▸ The exercise: Identify all lines below that hold "chart" and collect them.

▸ Data excerpt:
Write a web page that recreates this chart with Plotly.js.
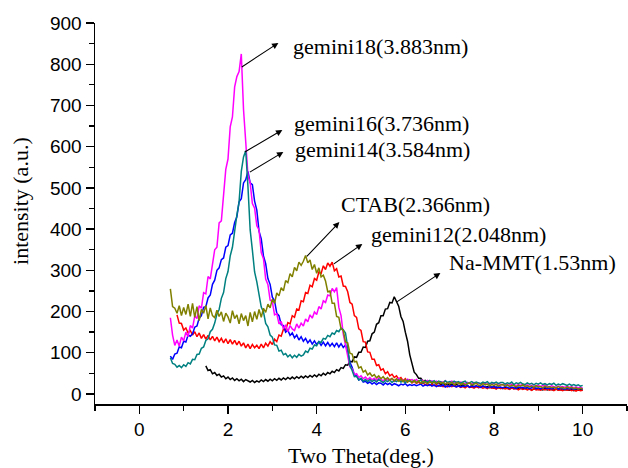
<!DOCTYPE html>
<html>
<head>
<meta charset="utf-8">
<script src="https://cdn.plot.ly/plotly-3.0.1.min.js"></script>
<style>html,body{margin:0;padding:0;background:#fff;}#chart{width:628px;height:468px;}</style>
</head>
<body>
<div id="chart"></div>
<script>
// Two Theta (deg.) sample positions
var twoTheta = [
0.70,0.75,0.80,0.85,0.90,0.95,1.00,1.05,1.10,1.15,
1.20,1.25,1.30,1.35,1.40,1.45,1.50,1.55,1.60,1.65,
1.70,1.75,1.80,1.85,1.90,1.95,2.00,2.05,2.10,2.15,
2.20,2.25,2.30,2.35,2.40,2.45,2.50,2.55,2.60,2.65,
2.70,2.75,2.80,2.85,2.90,2.95,3.00,3.05,3.10,3.15,
3.20,3.25,3.30,3.35,3.40,3.45,3.50,3.55,3.60,3.65,
3.70,3.75,3.80,3.85,3.90,3.95,4.00,4.05,4.10,4.15,
4.20,4.25,4.30,4.35,4.40,4.45,4.50,4.55,4.60,4.65,
4.70,4.75,4.80,4.85,4.90,4.95,5.00,5.05,5.10,5.15,
5.20,5.25,5.30,5.35,5.40,5.45,5.50,5.55,5.60,5.65,
5.70,5.75,5.80,5.85,5.90,5.95,6.00,6.05,6.10,6.15,
6.20,6.25,6.30,6.35,6.40,6.45,6.50,6.55,6.60,6.65,
6.70,6.75,6.80,6.85,6.90,6.95,7.00,7.05,7.10,7.15,
7.20,7.25,7.30,7.35,7.40,7.45,7.50,7.55,7.60,7.65,
7.70,7.75,7.80,7.85,7.90,7.95,8.00,8.05,8.10,8.15,
8.20,8.25,8.30,8.35,8.40,8.45,8.50,8.55,8.60,8.65,
8.70,8.75,8.80,8.85,8.90,8.95,9.00,9.05,9.10,9.15,
9.20,9.25,9.30,9.35,9.40,9.45,9.50,9.55,9.60,9.65,
9.70,9.75,9.80,9.85,9.90,9.95,10.00
];

var naMMT = [
null,null,null,null,null,null,null,null,null,null,
null,null,null,null,null,null,68,57,59,49,
52,45,48,41,44,37,41,35,39,33,
37,32,36,30,35,31,29,33,28,32,
29,34,30,35,31,36,32,37,33,38,
34,39,35,40,36,41,37,42,38,43,
39,44,40,45,41,46,42,48,44,50,
46,52,49,55,52,59,56,64,62,71,
70,79,78,90,89,101,101,114,113,128,
129,146,150,169,173,190,190,206,207,222,
221,236,222,213,188,176,150,128,95,75,
53,47,38,38,31,33,28,31,26,29,
24,27,23,26,22,25,21,24,20,23,
21,19,22,18,20,17,21,18,19,16,
17,19,16,18,15,17,14,17,15,16,
13,16,14,12,15,13,16,12,14,13,
14,11,13,10,12,14,11,12,10,13,
10,12,11,9,12,10,11,9,11,10,
9,11,8,10,9,11,9
];

var gemini12 = [
null,null,null,192,172,171,155,160,148,154,
143,151,139,148,135,144,133,142,131,140,
129,138,127,135,124,134,122,132,121,130,
119,128,116,124,112,121,110,120,112,118,
110,121,112,123,116,127,120,133,127,143,
140,157,155,173,170,190,186,206,204,226,
224,246,244,264,260,280,276,296,292,311,
302,318,310,320,299,304,284,286,262,261,
248,222,218,190,186,158,154,127,126,102,
101,84,84,69,71,58,61,49,54,44,
48,40,44,36,40,32,37,29,34,27,
31,26,29,24,27,22,25,21,24,20,
22,19,21,18,20,17,20,18,21,17,
19,16,18,15,19,16,17,14,18,15,
17,14,16,13,17,14,15,12,16,13,
15,12,14,11,15,12,13,10,14,11,
13,10,12,9,13,10,11,9,12,10,
12,9,11,8,12,9,10,8,11,9,
11,8,10,7,10,8,9
];

var gemini14 = [
92,84,97,99,114,112,128,126,143,140,
146,162,165,184,190,210,212,233,240,266,
276,300,306,326,330,356,360,386,390,416,
430,466,474,512,520,540,512,508,468,446,
395,376,335,316,280,266,235,226,196,190,
168,166,150,155,142,148,136,143,131,139,
128,135,124,131,121,129,120,127,118,126,
117,125,116,123,115,124,114,122,113,119,
104,77,65,47,45,34,37,29,31,26,
29,24,28,23,27,26,22,27,23,26,
21,25,23,20,24,22,25,20,23,21,
23,20,22,24,19,22,20,23,19,22,
18,21,19,22,17,20,18,21,19,17,
20,17,19,18,21,16,19,17,20,18,
16,19,17,15,18,16,19,15,17,16,
15,18,16,14,17,15,13,17,15,16,
14,16,13,15,17,13,15,12,14,16,
13,15,12,14,16,12,14,13,11,14,
12,14,11,13,12,14,12
];

var gemini18 = [
185,143,118,131,116,138,129,150,139,166,
160,189,183,214,208,246,243,285,279,318,
350,356,415,420,474,545,570,648,672,745,
770,782,825,690,612,530,512,462,451,408,
398,343,328,279,266,228,224,192,195,170,
176,158,168,151,166,158,154,170,160,172,
165,182,175,192,184,199,193,212,206,226,
222,240,238,256,248,258,210,190,145,120,
95,66,61,47,49,40,44,37,41,35,
40,34,38,33,39,36,32,37,34,36,
37,31,35,38,32,34,30,36,33,35,
31,35,30,34,33,29,33,30,32,28,
31,27,30,28,32,26,29,31,27,29,
26,29,27,25,28,26,24,28,25,27,
24,27,25,23,26,24,26,22,25,23,
22,25,23,21,24,22,20,23,21,24,
20,22,19,21,23,19,21,18,20,22,
19,17,20,18,16,19,17,18,16,19,
16,18,15,17,15,16,14
];

var gemini16 = [
88,74,72,65,69,64,71,67,76,73,
84,83,96,97,111,114,130,134,151,157,
172,194,205,232,246,280,297,335,356,400,
434,466,540,575,590,503,398,349,296,272,
244,211,199,171,163,143,138,119,118,104,
106,95,98,90,95,88,94,89,96,92,
95,104,101,111,109,119,117,127,125,135,
133,142,139,148,145,154,151,160,156,148,
114,69,57,42,43,34,38,31,35,30,
35,30,34,29,35,31,28,33,30,34,
28,33,30,34,29,32,27,33,31,29,
33,28,31,34,27,31,29,33,28,32,
27,31,29,26,32,28,30,27,31,28,
30,26,29,31,25,28,30,26,29,27,
25,29,27,30,24,28,26,29,25,28,
28,24,27,25,29,23,27,25,28,24,
23,27,24,26,22,26,24,27,23,25,
22,25,23,26,21,24,22,25,23,21,
24,21,23,20,22,19,21
];

var ctab = [
255,212,208,196,214,190,210,193,218,188,
220,186,212,178,205,196,215,182,209,190,
185,203,188,199,176,196,187,172,202,183,
192,170,195,178,190,165,198,175,200,181,
205,186,208,198,218,209,230,220,245,238,
258,250,275,270,292,284,307,299,320,312,
322,336,318,325,302,314,293,306,284,288,
274,248,250,220,220,188,186,158,154,126,
124,99,97,78,79,63,66,53,57,46,
51,43,47,39,44,37,42,35,40,33,
38,32,37,31,36,30,35,29,34,28,
33,27,32,26,31,28,25,30,27,29,
25,29,26,28,24,27,25,28,23,26,
27,23,26,22,25,27,22,24,26,21,
21,25,22,24,20,23,21,24,19,22,
23,19,22,18,21,20,17,21,19,22,
18,20,17,19,16,20,17,18,15,19,
16,18,15,17,14,18,15,16,13,17,
14,16,13,15,12,14,13
];

var seriesNames = ["Na-MMT(1.53nm)","gemini12(2.048nm)","gemini14(3.584nm)","gemini18(3.883nm)","gemini16(3.736nm)","CTAB(2.366nm)"];
var seriesData = [naMMT, gemini12, gemini14, gemini18, gemini16, ctab];
var seriesColors = ["#000000","#FF0000","#0000FF","#FF00FF","#008080","#808000"];
var xTitle = "Two Theta(deg.)";
var yTitle = "intensity (a.u.)";

var traces = seriesData.map(function(d, i){
  return {x: twoTheta, y: d, type: 'scatter', mode: 'lines', name: seriesNames[i],
          line: {color: seriesColors[i], width: 1.5}, connectgaps: false, hoverinfo: 'skip'};
});

// label placement: [tail x, tail y, head x, head y, text x, text y]
var labelPos = [
  [5.775,221, 6.79,293.5, 6.95,318],
  [4.354,313, 5.03,364, 5.19,386],
  [2.459,536, 3.248,587, 3.47,592],
  [2.278,791, 3.136,851.5, 3.41,844],
  [2.346,585, 3.226,640.5, 3.45,655],
  [3.745,330, 4.512,417, 4.51,458.5]
];
var serif = 'Liberation Serif, Times New Roman, serif';
var sans = 'Liberation Sans, Arial, sans-serif';
var annotations = [];
labelPos.forEach(function(p, i){
  annotations.push({x: p[2], y: p[3], xref: 'x', yref: 'y', ax: p[0], ay: p[1], axref: 'x', ayref: 'y',
    text: '', showarrow: true, arrowhead: 2, arrowsize: 1.15, arrowwidth: 1.1, arrowcolor: '#000', standoff: 0, startstandoff: 0});
  annotations.push({x: p[4], y: p[5], xref: 'x', yref: 'y', text: seriesNames[i], showarrow: false,
    xanchor: 'left', yanchor: 'middle', font: {family: serif, size: 22, color: '#000'}});
});
// y-axis title placed as rotated text
annotations.push({x: -0.139, y: 0.533, xref: 'paper', yref: 'paper', text: yTitle, textangle: -90,
  showarrow: false, xanchor: 'center', yanchor: 'middle', font: {family: serif, size: 22, color: '#000'}});

var layout = {
  width: 628, height: 468,
  margin: {l: 95, r: 1, t: 23, b: 64, pad: 0},
  paper_bgcolor: '#fff', plot_bgcolor: '#fff',
  showlegend: false,
  xaxis: {
    range: [-1, 11], tickmode: 'array', tickvals: [0,2,4,6,8,10], ticktext: ['0','2','4','6','8','10'],
    ticks: 'outside', ticklen: 8, tickwidth: 1.3, tickcolor: '#000',
    minor: {dtick: 1, tick0: 1, ticks: 'outside', ticklen: 5, tickwidth: 1.3, tickcolor: '#000'},
    showline: true, linecolor: '#000', linewidth: 1.5, showgrid: false, zeroline: false,
    tickfont: {family: sans, size: 19, color: '#000'},
    title: {text: xTitle, font: {family: serif, size: 22, color: '#000'}, standoff: 10},
    automargin: false
  },
  yaxis: {
    range: [-24.3, 900], tick0: 0, dtick: 100,
    ticks: 'outside', ticklen: 8, tickwidth: 1.3, tickcolor: '#000',
    minor: {dtick: 50, tick0: 0, ticks: 'outside', ticklen: 5, tickwidth: 1.3, tickcolor: '#000'},
    showline: true, linecolor: '#000', linewidth: 1.5, showgrid: false, zeroline: false,
    tickfont: {family: sans, size: 19, color: '#000'},
    automargin: false
  },
  annotations: annotations
};

Plotly.newPlot('chart', traces, layout, {displayModeBar: false, staticPlot: true});
</script>
</body>
</html>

▸ Task response:
Write a web page that recreates this chart with Plotly.js.
<style>html,body{margin:0;padding:0;background:#fff;}#chart{width:628px;height:468px;}</style>
<div id="chart"></div>
Plotly.newPlot('chart', traces, layout, {displayModeBar: false, staticPlot: true});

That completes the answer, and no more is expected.